オリックス山本由伸の争奪戦にメッツも参戦か? ニューヨークの番記者が予想
今オフ、ポスティングシステムでのメジャー入りが期待される山本の獲得に多くのチームが乗り出すことは確実だ。メジャー最多27度の優勝経験を持つ名門ニューヨーク・ヤンキースが本腰を入れることも予想されている。
同じニューヨークに本拠地を置くメッツも黙ってはいない。今季はメジャー最高の給料総額が費やされながら、惨敗でシーズン途中にチーム解体に至ったチームは近未来を睨んだ補強に全力を注いでくるだろう。一部ですでに噂されている通りに山本も狙ってくるのかどうか、The Athleticのメッツのビートライター(番記者)、ウィル・サモン記者に意見を求めた。
山本はメッツのプランにフィットする
今春、WBC(ワールド・ベースボール・クラシック)での山本の投球を見て、私も好印象を受けた。過去に渡米してきた日本人投手たちと同様、ビッグステージで投げる準備ができているハイレベルなピッチャーだ。変化球の質は高く、速球の球速も出ていた。
NPBでの投球のハイライトを見ても、メジャーリーグでも通用する投手に思える。私自身も彼の投球をもうすぐアメリカで見られることにエキサイトしているし、メッツが興味を持っていると伝えられているのも当然だろう。
来季のメッツの先発ローテーションは今季1年目で活躍した千賀滉大、実績ある左腕のホセ・キンタナ以外は定まっていない。27歳のデビッド・ピーターソン、28歳のタイラー・メギルの力がどう判断されるかはわからないが、彼らはまだメジャーの先発でやっていけることを完全に証明するには至っていない。だとすれば、先発ローテーションには3つも空きができるかもしれない。先発投手の補強はメッツにとってオフのプライオリティになるだろう。
山本はまだ25歳。実力的に優れているだけでなく、年齢的にも今まさに全盛期だ。その若さをメッツは気に入るはずで、来年はもちろん、2025、2026年と継続して勝ちにいきたいチームのプランにフィットする投手といえる。
今季、トレード期限に売りに出たメッツは来オフは大補強はしないのではないかという推測もある。ただ、これまでもスター選手に大枚を叩いてきた大富豪スティーブ・コーエン・オーナーが投資を惜しむとは信じがたい。

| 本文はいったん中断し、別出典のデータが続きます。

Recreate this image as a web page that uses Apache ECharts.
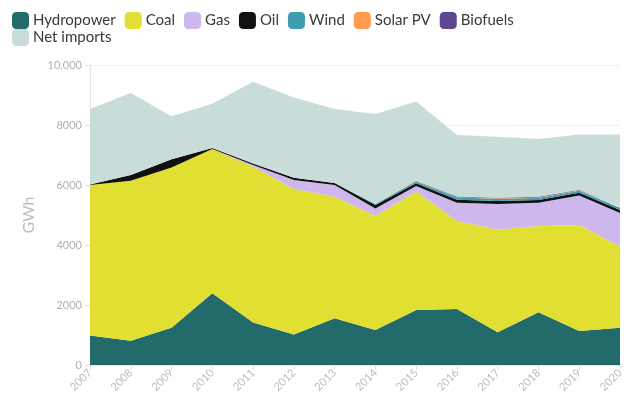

ジャスティン・バーランダー、マックス・シャーザーを獲得したこれまでのように高齢選手に高給をつぎ込むことは避けるかもしれないが、山本のような若い選手への見方は違う。今後は将来を担う選手に目を向けることが予想され、山本はまさにチームが求めている先発投手だ。
メッツには今季、千賀が加わり、日本人投手を迎え入れる土壌は整っている。ビリー・エプラーGMには日本でのスカウティングの経験があるのも大きい。様々な意味で、山本はメッツにとって理に叶う素材に思えてならない。山本は千賀よりも若く、気になる故障歴もないだけに、メッツが本腰を入れたとすれば、千賀に提示した5年7500万ドルを上回る契約オファーを考慮するのではないか。